The embodiment describes the example in which the determination program 21 is installed into the tablet terminal 1, but the present invention is not limited to this. The determination program 21 may be installed into computers such as laptop personal computers, smartphones, and mobile telephones. As a result, these computers can be used as the frequency characteristics determination device.

The above embodiment describes the example in which the determination program 21 is installed into the tablet terminal 1. A method for installing the determination program 21 is not particularly limited. For example, the determination program 21 may be downloaded from a server connected to a network, and installed into the tablet terminal 1. When a medium readable by a computer into which the determination program 21 is recorded (for example, an optical disc, an USB (Universal Serial Bus) memory, a flexible disc or the like) is distributed, the determination program 21 may be installed from the medium into the tablet terminal 1.

The embodiment of the present invention is described above, but the embodiment is only an example for carrying out the present invention. Therefore, the present invention is not limited to the above embodiment, and can be carried out by suitably modifying the above embodiment without deviating from the gist.

Claims

1. A frequency characteristics determination device comprising:

a setting section for setting a first pass point through which a frequency response curve of an audio signal should pass, and a second pass point whose frequency is higher than a frequency of the first pass point;

a determination section for determining one or more direction points of a bezier curve connecting the set first and second pass points based on the set first and second pass points;

a range determination section for determining whether frequencies of the one or more direction points determined by the determination section are within a range between not less than the frequency of the first pass point and not more than the frequency of the second pass point;

a moving section for moving the one or more direction points so that frequencies of the direction points are within the range when the determination is made that the frequencies of the direction points are out of the range;

a generation section for generating a bezier curve based on the one or more direction points and the first and second pass points; and

a changing section for changing the frequency response curve of the audio signal according to the bezier curve generated by the generation section.

2. The frequency characteristics determination device according to claim 1, wherein

the one or more direction points include first and second direction points,

the range determination section determines whether each of the first and second direction points is within the range.

3. The frequency characteristics determination device according to claim 2, wherein

a first tangent of the bezier curve at the first pass point passes through the first direction point,

a second tangent of the bezier curve at the second pass point passes through the second direction point, and

the moving section moves the first direction point along the first tangent, and moves the second direction point along the second tangent.

4. The frequency characteristics determination device according to claim 2, wherein

when the frequency of the first direction point is lower than the frequency of the first pass point, the moving section makes the frequency of the first direction point match with the frequency of the first pass point, and when the frequency of the second direction point is lower than the frequency of the first pass point, the moving section makes the frequency of the second direction point match with the frequency of the first pass point, and when the frequency of the first direction point is higher than the frequency of the second pass point, the moving section makes the frequency of the first direction point match with the frequency of the second pass point, and when the frequency of the second direction point is higher than the frequency of the second pass point, the moving section makes the frequency of the second direction point match with the frequency of the second pass point.

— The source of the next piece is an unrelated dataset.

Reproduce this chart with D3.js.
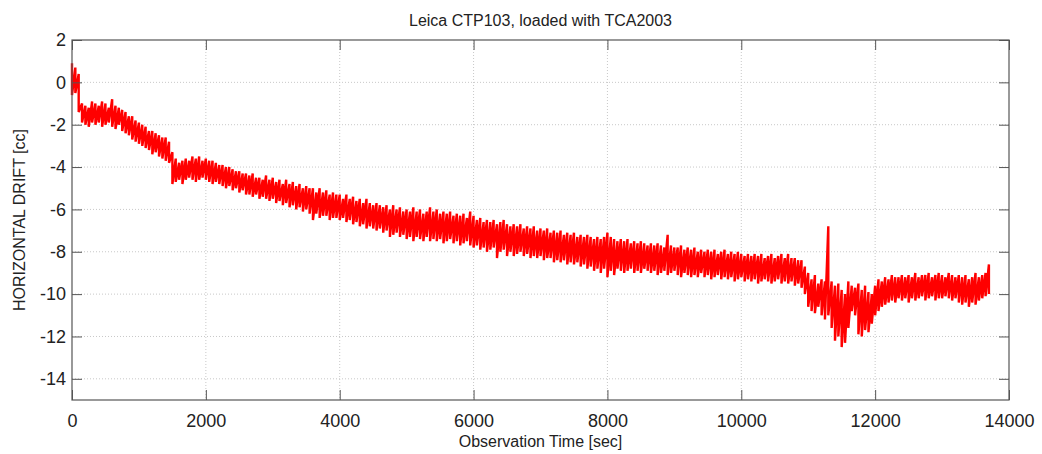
<!DOCTYPE html>
<html>
<head>
<meta charset="utf-8">
<script src="https://cdn.jsdelivr.net/npm/d3@7"></script>
<style>
  body { margin: 0; background: #fff; }
  text { font-family: "Liberation Sans", Arial, sans-serif; fill: #222; }
</style>
</head>
<body>
<script>
let w = 1042;
let h = 454;

let margin = { left: 72, right: 33, top: 40, bottom: 54 };

let title = "Leica CTP103, loaded with TCA2003";
let xLabel = "Observation Time [sec]";
let yLabel = "HORIZONTAL DRIFT [cc]";

let xTicks = [0, 2000, 4000, 6000, 8000, 10000, 12000, 14000];
let yTicks = [2, 0, -2, -4, -6, -8, -10, -12, -14];

// the signal is very noisy: for every 50 s bin the highest and lowest
// reading (one row = 500 s)
let binSec = 50;
let driftHigh = [
  0.9, 0.7, 0.4, -1.0, -1.1, -1.2, -0.9, -1.0, -1.1, -0.9,
  -1.0, -1.2, -0.8, -1.1, -1.2, -1.3, -1.4, -1.6, -1.6, -1.8,
  -1.9, -2.0, -2.1, -2.3, -2.3, -2.4, -2.5, -2.6, -2.6, -2.8,
  -3.3, -3.6, -3.8, -3.7, -3.6, -3.7, -3.5, -3.6, -3.5, -3.7,
  -3.6, -3.7, -3.7, -3.8, -3.9, -3.9, -4.0, -4.0, -4.1, -4.2,
  -4.2, -4.3, -4.3, -4.4, -4.3, -4.5, -4.5, -4.6, -4.4, -4.6,
  -4.5, -4.7, -4.6, -4.8, -4.6, -4.8, -4.7, -4.9, -4.8, -5.0,
  -4.9, -5.0, -5.0, -5.2, -5.0, -5.2, -5.1, -5.3, -5.2, -5.3,
  -5.3, -5.5, -5.3, -5.5, -5.4, -5.6, -5.5, -5.7, -5.5, -5.7,
  -5.8, -5.7, -5.8, -5.9, -5.8, -6.0, -5.8, -6.0, -5.9, -6.1,
  -6.0, -6.1, -5.9, -6.1, -6.0, -6.2, -6.1, -5.9, -6.1, -6.0,
  -6.2, -6.1, -6.2, -6.1, -6.3, -6.2, -6.3, -6.2, -6.4, -6.1,
  -6.3, -6.5, -6.4, -6.6, -6.5, -6.6, -6.5, -6.7, -6.6, -6.5,
  -6.7, -6.8, -6.7, -6.8, -6.7, -6.9, -6.8, -6.9, -6.8, -7.0,
  -6.9, -7.0, -6.9, -7.1, -7.0, -7.1, -7.0, -7.2, -7.1, -7.2,
  -7.1, -7.3, -7.2, -7.3, -7.2, -7.3, -7.4, -7.3, -7.4, -7.3,
  -7.1, -7.3, -7.4, -7.5, -7.4, -7.5, -7.4, -7.6, -7.5, -7.6,
  -7.5, -7.6, -7.7, -7.6, -7.7, -7.6, -7.7, -7.8, -7.2, -7.7,
  -7.8, -7.8, -7.7, -7.9, -7.8, -7.9, -7.8, -8.0, -7.9, -8.0,
  -7.9, -8.0, -7.9, -8.1, -8.0, -7.9, -8.1, -8.0, -8.1, -8.0,
  -8.1, -8.2, -8.1, -8.2, -8.1, -8.2, -8.1, -8.3, -8.2, -8.1,
  -8.3, -8.2, -8.1, -8.3, -8.1, -8.3, -8.3, -8.4, -8.4, -8.7,
  -9.0, -9.3, -9.1, -9.5, -9.3, -9.4, -6.8, -9.4, -9.6, -9.5,
  -9.8, -10.0, -9.4, -9.6, -9.7, -9.5, -9.8, -9.6, -9.9, -10.0,
  -9.6, -9.3, -9.4, -9.2, -9.3, -9.1, -9.2, -9.2, -9.1, -9.2,
  -9.1, -9.2, -9.0, -9.2, -9.1, -9.1, -9.0, -9.2, -9.1, -9.0,
  -9.1, -9.2, -9.0, -9.1, -9.2, -9.1, -9.2, -9.1, -9.3, -9.2,
  -9.0, -9.2, -9.1, -9.0, -8.6
];
let driftLow = [
  -0.6, -0.5, -1.4, -1.9, -2.0, -2.1, -1.9, -2.0, -1.9, -2.1,
  -2.0, -1.9, -2.1, -2.2, -2.0, -2.3, -2.4, -2.5, -2.7, -2.8,
  -2.9, -3.0, -3.1, -3.2, -3.4, -3.3, -3.5, -3.6, -3.7, -3.8,
  -4.8, -4.7, -4.6, -4.8, -4.6, -4.5, -4.6, -4.7, -4.6, -4.5,
  -4.6, -4.7, -4.8, -4.7, -4.8, -4.9, -5.0, -4.9, -5.1, -5.0,
  -5.2, -5.1, -5.3, -5.3, -5.4, -5.3, -5.5, -5.4, -5.5, -5.6,
  -5.5, -5.7, -5.6, -5.8, -5.7, -5.9, -5.8, -6.0, -5.9, -6.1,
  -6.0, -6.2, -6.5, -6.2, -6.4, -6.3, -6.3, -6.5, -6.4, -6.4,
  -6.5, -6.4, -6.6, -6.5, -6.7, -6.6, -6.8, -6.7, -6.9, -6.8,
  -6.9, -7.0, -6.9, -7.1, -7.0, -7.3, -7.2, -7.1, -7.3, -7.2,
  -7.4, -7.3, -7.5, -7.3, -7.4, -7.5, -7.3, -7.5, -7.4, -7.5,
  -7.4, -7.6, -7.5, -7.4, -7.6, -7.5, -7.7, -7.6, -7.5, -7.7,
  -7.8, -7.7, -7.9, -7.8, -8.0, -7.9, -7.8, -8.3, -8.0, -7.9,
  -8.2, -8.0, -8.2, -8.1, -8.0, -8.2, -8.1, -8.3, -8.2, -8.3,
  -8.2, -8.4, -8.3, -8.3, -8.5, -8.4, -8.5, -8.4, -8.6, -8.5,
  -8.6, -8.5, -8.7, -8.6, -8.8, -8.7, -8.9, -8.8, -9.0, -8.8,
  -9.2, -8.9, -9.1, -8.8, -8.9, -9.0, -8.9, -8.8, -9.0, -8.9,
  -9.0, -8.8, -8.9, -9.0, -8.9, -9.1, -9.0, -8.9, -9.1, -9.0,
  -8.9, -9.1, -9.2, -9.0, -9.1, -9.2, -9.1, -9.2, -9.0, -9.2,
  -9.1, -9.3, -9.2, -9.1, -9.3, -9.2, -9.3, -9.2, -9.4, -9.3,
  -9.2, -9.4, -9.3, -9.4, -9.3, -9.5, -9.4, -9.3, -9.4, -9.5,
  -9.4, -9.3, -9.5, -9.4, -9.5, -9.4, -9.6, -9.5, -9.7, -10.0,
  -10.6, -10.8, -10.9, -10.6, -11.0, -11.2, -11.0, -11.6, -12.2, -12.0,
  -12.5, -12.3, -11.6, -10.8, -11.0, -11.9, -12.0, -11.7, -11.8, -11.4,
  -11.0, -10.8, -10.6, -10.5, -10.4, -10.3, -10.4, -10.2, -10.3, -10.2,
  -10.4, -10.2, -10.3, -10.2, -10.1, -10.3, -10.2, -10.1, -10.3, -10.2,
  -10.2, -10.1, -10.2, -10.3, -10.2, -10.4, -10.5, -10.4, -10.6, -10.4,
  -10.5, -10.3, -10.2, -10.1, -10.0
];

let svg = d3.select("body").append("svg").attr("width", w).attr("height", h);

let x = d3.scaleLinear().domain([0, 14000]).range([margin.left, w - margin.right]);
let y = d3.scaleLinear().domain([-15, 2]).range([h - margin.bottom, margin.top]);

let x0 = x.range()[0], x1 = x.range()[1];
let y0 = y.range()[0], y1 = y.range()[1];

// dotted grid
let grid = svg.append("g").attr("stroke", "#c8c8c8").attr("stroke-dasharray", "1,2").attr("stroke-width", 1);
grid.selectAll("line.gx")
  .data(xTicks.slice(1, -1))
  .enter()
  .append("line")
  .attr("x1", (d) => x(d)).attr("x2", (d) => x(d))
  .attr("y1", y1).attr("y2", y0);
grid.selectAll("line.gy")
  .data(yTicks.slice(1))
  .enter()
  .append("line")
  .attr("x1", x0).attr("x2", x1)
  .attr("y1", (d) => y(d)).attr("y2", (d) => y(d));

// trace: high then low of each bin, like a plot of the dense raw series
let pts = [];
driftHigh.forEach((hi, i) => {
  pts.push([i * binSec, hi]);
  pts.push([i * binSec, driftLow[i]]);
});
let line = d3.line()
  .x((d) => x(d[0]))
  .y((d) => y(d[1]));
svg.append("path")
  .datum(pts)
  .attr("d", line)
  .attr("fill", "none")
  .attr("stroke", "#ff0000")
  .attr("stroke-width", 2.4)
  .attr("stroke-linejoin", "miter");

// axes, ticks pointing inward on all four sides
let tickLen = 10;
let axisColor = "#555";
svg.append("g").attr("transform", `translate(0,${y0})`)
  .call(d3.axisBottom(x).tickValues(xTicks).tickSize(-tickLen).tickPadding(14).tickFormat(d3.format("d")));
svg.append("g").attr("transform", `translate(0,${y1})`)
  .call(d3.axisTop(x).tickValues(xTicks).tickSize(-tickLen).tickFormat(""));
svg.append("g").attr("transform", `translate(${x0},0)`)
  .call(d3.axisLeft(y).tickValues(yTicks).tickSize(-tickLen).tickPadding(6).tickFormat((d) => d));
svg.append("g").attr("transform", `translate(${x1},0)`)
  .call(d3.axisRight(y).tickValues(yTicks).tickSize(-tickLen).tickFormat(""));

svg.selectAll(".domain").remove();
svg.selectAll(".tick line").attr("stroke", axisColor);
svg.selectAll(".tick text")
  .style("font-family", "'Liberation Sans', Arial, sans-serif")
  .style("font-size", "18px")
  .attr("fill", "#222");

svg.append("rect")
  .attr("x", x0).attr("y", y1)
  .attr("width", x1 - x0).attr("height", y0 - y1)
  .attr("fill", "none")
  .attr("stroke", axisColor)
  .attr("stroke-width", 1.2);

// labels
svg.append("text")
  .attr("x", (x0 + x1) / 2).attr("y", 26)
  .attr("text-anchor", "middle")
  .style("font-size", "16px")
  .text(title);
svg.append("text")
  .attr("x", (x0 + x1) / 2).attr("y", 447)
  .attr("text-anchor", "middle")
  .style("font-size", "16px")
  .text(xLabel);
svg.append("text")
  .attr("transform", `translate(25,${(y0 + y1) / 2}) rotate(-90)`)
  .attr("text-anchor", "middle")
  .style("font-size", "16px")
  .text(yLabel);
</script>
</body>
</html>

5. The frequency characteristics determination device according to claim 2, further comprising:

a comparing section for comparing the frequency of the first direction point with the frequency of the second direction point,

6. A frequency characteristics determination device comprising:

a setting section for setting a first pass point through which a frequency response curve of an audio signal should pass, and a second pass point whose frequency is higher than a frequency of the first pass point;

a determination section for determining first and second direction points of a bezier curve connecting the set first and second pass points based on the set first and second pass points;

a comparing section for comparing a first frequency of the first direction point through which a tangent of the bezier curve at the first pass point passes with a second frequency of the second direction point through which a tangent of the bezier curve at the second pass point passes;

a moving section for, when the comparing section determines that the first frequency is higher than the second frequency, moving at least one of the first and second direction points so that the first frequency is not more than the second frequency;

a generation section for generating a bezier curve based on the first and second pass points and the first and second direction points; and

a changing section for changing the frequency response curve of the audio signal according to the bezier curve generated by the generation section.

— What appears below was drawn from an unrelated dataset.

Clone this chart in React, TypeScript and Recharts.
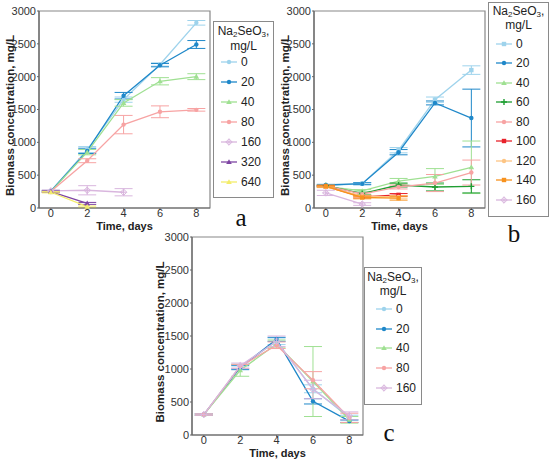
import { LineChart, Line, XAxis, YAxis, ErrorBar, ReferenceArea } from "recharts";

const days = [0, 2, 4, 6, 8];
const yTicks = [0, 500, 1000, 1500, 2000, 2500, 3000];

// panel a
const aDoses = ["0", "20", "40", "80", "160", "320", "640"];
const aMeans: (number | null)[][] = [
  [255, 890, 1650, 2185, 2820],
  [255, 870, 1710, 2175, 2490],
  [250, 850, 1600, 1930, 2000],
  [250, 720, 1270, 1465, 1495],
  [260, 270, 240, null, null],
  [250, 70, null, null, null],
  [240, 20, null, null, null],
];
const aErrors: (number | null)[][] = [
  [15, 45, 40, 25, 35],
  [10, 40, 50, 25, 60],
  [10, 40, 50, 55, 45],
  [10, 30, 140, 90, 20],
  [15, 70, 55, null, null],
  [10, 15, null, null, null],
  [10, 10, null, null, null],
];

// panel b
const bDoses = ["0", "20", "40", "60", "80", "100", "120", "140", "160"];
const bMeans: (number | null)[][] = [
  [340, 370, 880, 1650, 2100],
  [350, 370, 850, 1600, 1370],
  [330, 260, 410, 480, 620],
  [340, 220, 350, 320, 330],
  [340, 210, 320, 380, 540],
  [330, 170, 200, null, null],
  [320, 180, 170, null, null],
  [330, 160, 150, null, null],
  [230, 60, null, null, null],
];
const bErrors: (number | null)[][] = [
  [10, 15, 40, 40, 65],
  [10, 15, 40, 30, 440],
  [10, 20, 40, 120, 400],
  [10, 20, 30, 60, 100],
  [10, 20, 30, 130, 190],
  [10, 15, 20, null, null],
  [10, 15, 20, null, null],
  [10, 20, 30, null, null],
  [40, 20, null, null, null],
];

// panel c
const cDoses = ["0", "20", "40", "80", "160"];
const cMeans: (number | null)[][] = [
  [310, 1040, 1420, 700, 260],
  [310, 1020, 1450, 510, 210],
  [310, 980, 1380, 810, 230],
  [310, 1040, 1360, 830, 260],
  [310, 1050, 1420, 690, 290],
];
const cErrors: (number | null)[][] = [
  [15, 30, 50, 60, 40],
  [10, 30, 30, 40, 20],
  [10, 90, 60, 530, 50],
  [10, 30, 50, 130, 70],
  [10, 40, 80, 140, 60],
];

const C = {
  sky: "#9ed3ec",
  blue: "#1f88c9",
  lgreen: "#9fe092",
  green: "#1f9e32",
  salmon: "#f7a3a3",
  red: "#e8222a",
  lorange: "#fdc584",
  orange: "#f7921e",
  lilac: "#d9b6de",
  purple: "#7e45a3",
  yellow: "#f3ec6a",
};

const FONT = "'Liberation Sans', Arial, sans-serif";

type Shape = "circle" | "square" | "triangle" | "plus" | "diamond";

function Marker({ shape, cx, cy, color }: { shape: Shape; cx: number; cy: number; color: string }) {
  const s = 2.2;
  if (shape === "square") return <rect x={cx - s} y={cy - s} width={2 * s} height={2 * s} fill={color} />;
  if (shape === "triangle")
    return <polygon points={`${cx},${cy - 2.8} ${cx - 2.8},${cy + 2} ${cx + 2.8},${cy + 2}`} fill={color} />;
  if (shape === "plus")
    return <path d={`M${cx - 3},${cy}H${cx + 3}M${cx},${cy - 3}V${cy + 3}`} stroke={color} strokeWidth={1.4} />;
  if (shape === "diamond")
    return (
      <g>
        <polygon points={`${cx},${cy - 3.2} ${cx + 3.2},${cy} ${cx},${cy + 3.2} ${cx - 3.2},${cy}`} fill="none" stroke={color} strokeWidth={1} />
        <path d={`M${cx - 3.2},${cy}H${cx + 3.2}M${cx},${cy - 3.2}V${cy + 3.2}`} stroke={color} strokeWidth={1} />
      </g>
    );
  return <circle cx={cx} cy={cy} r={s} fill={color} />;
}

type PanelProps = {
  left: number;
  top: number;
  height: number;
  yWidth: number;
  xHeight: number;
  doses: string[];
  means: (number | null)[][];
  errors: (number | null)[][];
  colors: string[];
  shapes: Shape[];
};

function Panel({ left, top, height, yWidth, xHeight, doses, means, errors, colors, shapes }: PanelProps) {
  const data = days.map((d, i) => {
    const row: Record<string, number | null> = { day: d };
    doses.forEach((_, k) => {
      row["m" + k] = means[k][i] ?? null;
      row["e" + k] = errors[k][i] ?? null;
    });
    return row;
  });
  const width = yWidth + 173;
  return (
    <div style={{ position: "absolute", left, top }}>
      <LineChart width={width} height={height} data={data} margin={{ top: 11, right: 2, bottom: 0, left: 0 }}>
        <XAxis
          dataKey="day"
          type="number"
          domain={[-0.65, 8.75]}
          ticks={days}
          allowDataOverflow
          height={xHeight}
          tickSize={2}
          tickMargin={0}
          tick={{ fontSize: 11, fill: "#333", fontFamily: FONT, dy: -1 }}
          axisLine={{ stroke: "#666", strokeWidth: 1.2 }}
          tickLine={{ stroke: "#666" }}
          label={(p: any) => {
            const vb = p.viewBox;
            return (
              <text x={vb.x + vb.width / 2} y={vb.y + 22} textAnchor="middle" fontSize={11} fontWeight="bold" fill="#222" fontFamily={FONT}>
                Time, days
              </text>
            );
          }}
        />
        <YAxis
          type="number"
          domain={[0, 3000]}
          ticks={yTicks}
          width={yWidth}
          tickSize={2}
          tickMargin={1}
          tick={{ fontSize: 11, fill: "#333", fontFamily: FONT }}
          axisLine={{ stroke: "#666", strokeWidth: 1.2 }}
          tickLine={{ stroke: "#666" }}
          label={(p: any) => {
            const vb = p.viewBox;
            const x = vb.x + 10;
            const y = vb.y + vb.height / 2 + 6;
            return (
              <text x={x} y={y} transform={`rotate(-90 ${x} ${y})`} dy={4} textAnchor="middle" fontSize={11.5} fontWeight="bold" fill="#222" fontFamily={FONT}>
                Biomass concentration, mg/L
              </text>
            );
          }}
        />
        <ReferenceArea x1={-0.65} x2={8.75} y1={0} y2={3000} fill="none" stroke="#888" strokeWidth={1.2} ifOverflow="visible" />
        {doses.map((dose, k) => (
          <Line
            key={dose}
            type="linear"
            dataKey={"m" + k}
            stroke={colors[k]}
            strokeWidth={1.3}
            isAnimationActive={false}
            activeDot={false}
            dot={(p: any) =>
              p.cx == null || p.cy == null || p.value == null ? (
                <g key={`${k}-${p.index}`} />
              ) : (
                <Marker key={`${k}-${p.index}`} shape={shapes[k]} cx={p.cx} cy={p.cy} color={colors[k]} />
              )
            }
          >
            <ErrorBar dataKey={"e" + k} direction="y" width={9} stroke={colors[k]} strokeWidth={1} />
          </Line>
        ))}
      </LineChart>
    </div>
  );
}

type LegendProps = {
  left: number;
  top: number;
  width: number;
  height: number;
  padTop: number;
  padLeft: number;
  titleLine: number;
  gap: number;
  rowH: number;
  doses: string[];
  colors: string[];
  shapes: Shape[];
};

const sub = { fontSize: 8, position: "relative" as const, top: 2 };

function DoseLegend({ left, top, width, height, padTop, padLeft, titleLine, gap, rowH, doses, colors, shapes }: LegendProps) {
  return (
    <div
      style={{
        position: "absolute",
        left,
        top,
        width,
        height,
        boxSizing: "border-box",
        border: "1.5px solid #8a8a8a",
        background: "#fff",
        fontFamily: FONT,
        fontSize: 12,
        color: "#222",
        paddingTop: padTop,
      }}
    >
      <div style={{ textAlign: "center", lineHeight: `${titleLine}px`, height: titleLine, whiteSpace: "nowrap" }}>
        Na<span style={sub}>2</span>SeO<span style={sub}>3</span>,
      </div>
      <div style={{ textAlign: "center", lineHeight: `${titleLine}px`, height: titleLine, marginTop: 1 }}>mg/L</div>
      <div style={{ marginTop: gap, paddingLeft: padLeft }}>
        {doses.map((dose, k) => (
          <div key={dose} style={{ height: rowH, display: "flex", alignItems: "center" }}>
            <svg width={16} height={10} style={{ marginRight: 4 }}>
              <line x1={0} y1={5} x2={16} y2={5} stroke={colors[k]} strokeWidth={1.3} />
              <Marker shape={shapes[k]} cx={8} cy={5} color={colors[k]} />
            </svg>
            <span>{dose}</span>
          </div>
        ))}
      </div>
    </div>
  );
}

const aColors = [C.sky, C.blue, C.lgreen, C.salmon, C.lilac, C.purple, C.yellow];
const aShapes: Shape[] = ["circle", "circle", "triangle", "circle", "diamond", "triangle", "triangle"];
const bColors = [C.sky, C.blue, C.lgreen, C.green, C.salmon, C.red, C.lorange, C.orange, C.lilac];
const bShapes: Shape[] = ["square", "circle", "triangle", "plus", "circle", "square", "circle", "square", "diamond"];
const cColors = [C.sky, C.blue, C.lgreen, C.salmon, C.lilac];
const cShapes: Shape[] = ["circle", "circle", "triangle", "circle", "diamond"];

const letter = (text: string, x: number, y: number) => (
  <div
    style={{
      position: "absolute",
      left: x - 20,
      top: y - 16,
      width: 40,
      textAlign: "center",
      fontFamily: "'Liberation Serif', 'Times New Roman', serif",
      fontSize: 25,
      lineHeight: "28px",
      color: "#111",
    }}
  >
    {text}
  </div>
);

export default function App() {
  return (
    <div style={{ position: "absolute", left: 0, top: 0, width: 550, height: 461, background: "#fff", overflow: "hidden" }}>
      <Panel left={0} top={0} height={232} yWidth={39} xHeight={24} doses={aDoses} means={aMeans} errors={aErrors} colors={aColors} shapes={aShapes} />
      <Panel left={275} top={0} height={232} yWidth={39} xHeight={24} doses={bDoses} means={bMeans} errors={bErrors} colors={bColors} shapes={bShapes} />
      <Panel left={150} top={226} height={235} yWidth={42} xHeight={26} doses={cDoses} means={cMeans} errors={cErrors} colors={cColors} shapes={cShapes} />
      <DoseLegend left={213} top={21} width={61} height={177} padTop={2} padLeft={7} titleLine={14} gap={-1} rowH={20} doses={aDoses} colors={aColors} shapes={aShapes} />
      <DoseLegend left={488} top={2} width={61} height={215} padTop={2} padLeft={7} titleLine={13} gap={2} rowH={19.5} doses={bDoses} colors={bColors} shapes={bShapes} />
      <DoseLegend left={364} top={267} width={58} height={138} padTop={3} padLeft={11} titleLine={13} gap={1} rowH={19.8} doses={cDoses} colors={cColors} shapes={cShapes} />
      {letter("a", 241, 220)}
      {letter("b", 514, 236)}
      {letter("c", 389, 435)}
    </div>
  );
}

7. A non-transitory recording medium in which a control program is stored, the control program allowing a computer installed into a frequency characteristics determination device to execute:

a step of setting a first pass point through which a frequency response curve of an audio signal should pass and a second pass point whose frequency is higher than a frequency of the first pass point;

a step of determining one or more direction points of a bezier curve connecting the set first and second pass points based on the set first and second pass points;

a step of determining whether frequencies of the determined one or more direction points are within a range between not less than the frequency of the first pass point and not more than the frequency of the second pass point;

a step of moving the one or more direction points so that frequencies of the one or more direction points are within the range when the determination is made that the frequencies of the one or more direction points are out of the range;

a step of generating a bezier curve based on the one or more direction points and the first and second pass points;

a step of changing the frequency response curve of the audio signal according to the generated bezier curve.

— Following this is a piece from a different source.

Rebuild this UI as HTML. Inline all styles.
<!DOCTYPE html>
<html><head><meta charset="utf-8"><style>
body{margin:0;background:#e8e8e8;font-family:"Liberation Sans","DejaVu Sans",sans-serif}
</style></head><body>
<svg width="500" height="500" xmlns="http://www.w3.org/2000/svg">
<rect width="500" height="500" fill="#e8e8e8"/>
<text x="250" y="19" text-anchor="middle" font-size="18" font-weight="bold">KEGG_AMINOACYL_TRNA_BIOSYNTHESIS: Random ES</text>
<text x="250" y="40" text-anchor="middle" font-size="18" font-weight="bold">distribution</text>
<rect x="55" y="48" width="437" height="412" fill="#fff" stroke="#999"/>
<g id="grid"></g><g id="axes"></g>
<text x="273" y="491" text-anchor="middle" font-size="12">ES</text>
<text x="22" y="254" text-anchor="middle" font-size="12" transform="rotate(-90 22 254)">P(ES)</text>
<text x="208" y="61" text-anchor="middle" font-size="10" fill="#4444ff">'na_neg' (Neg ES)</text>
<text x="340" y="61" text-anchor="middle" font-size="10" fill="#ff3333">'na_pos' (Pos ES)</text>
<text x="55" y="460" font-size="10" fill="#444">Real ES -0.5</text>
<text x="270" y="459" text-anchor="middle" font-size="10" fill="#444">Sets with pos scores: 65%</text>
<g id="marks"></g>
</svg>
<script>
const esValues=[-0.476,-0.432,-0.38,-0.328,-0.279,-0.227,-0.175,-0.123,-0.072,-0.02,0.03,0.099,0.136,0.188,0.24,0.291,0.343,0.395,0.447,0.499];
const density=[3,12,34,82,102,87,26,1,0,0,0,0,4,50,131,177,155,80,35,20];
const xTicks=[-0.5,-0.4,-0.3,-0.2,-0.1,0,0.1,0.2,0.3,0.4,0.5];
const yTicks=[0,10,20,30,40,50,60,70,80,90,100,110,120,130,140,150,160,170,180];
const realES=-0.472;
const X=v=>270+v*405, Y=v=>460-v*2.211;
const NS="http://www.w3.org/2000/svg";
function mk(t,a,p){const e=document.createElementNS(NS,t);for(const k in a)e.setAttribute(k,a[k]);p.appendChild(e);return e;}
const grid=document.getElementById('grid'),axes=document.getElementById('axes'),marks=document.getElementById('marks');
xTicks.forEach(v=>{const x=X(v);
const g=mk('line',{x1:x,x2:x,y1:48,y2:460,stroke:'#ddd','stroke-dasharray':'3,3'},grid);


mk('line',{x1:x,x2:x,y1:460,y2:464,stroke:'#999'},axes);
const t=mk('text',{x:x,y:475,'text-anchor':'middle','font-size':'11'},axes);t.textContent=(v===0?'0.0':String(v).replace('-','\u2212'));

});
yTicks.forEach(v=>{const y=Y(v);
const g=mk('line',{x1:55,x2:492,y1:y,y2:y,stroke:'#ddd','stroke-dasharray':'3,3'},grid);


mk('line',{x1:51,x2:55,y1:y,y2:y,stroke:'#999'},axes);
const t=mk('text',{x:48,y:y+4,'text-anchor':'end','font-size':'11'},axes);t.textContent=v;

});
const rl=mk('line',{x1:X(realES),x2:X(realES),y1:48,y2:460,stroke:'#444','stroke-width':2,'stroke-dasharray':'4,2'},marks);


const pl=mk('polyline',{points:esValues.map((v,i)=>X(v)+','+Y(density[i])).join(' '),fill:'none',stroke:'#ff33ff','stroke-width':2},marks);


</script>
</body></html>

8. A non-transitory recording medium in which a control program is stored, the control program allowing a computer installed into a frequency characteristics determination device to execute:

a step of setting a first pass point through which a frequency response curve of an audio signal should pass and a second pass point whose frequency is higher than a frequency of the first pass point;

a step of determining first and second direction points of a bezier curve connecting the set first and second pass points based on the set first and second pass points;

a step of comparing a first frequency of the first direction point through which a tangent of the bezier curve at the first pass point passes with a second frequency of the second direction point through which a tangent of the bezier curve at the second pass point passes;

a step of, when a determination is made that the first frequency is higher than the second frequency, moving at least one of the first and second direction points so that the first frequency is not more than the second frequency;

a step of generating a bezier curve based on the first and second pass points and the first and second direction points; and

a step of changing the frequency response curve of the audio signal according to the generated bezier curve.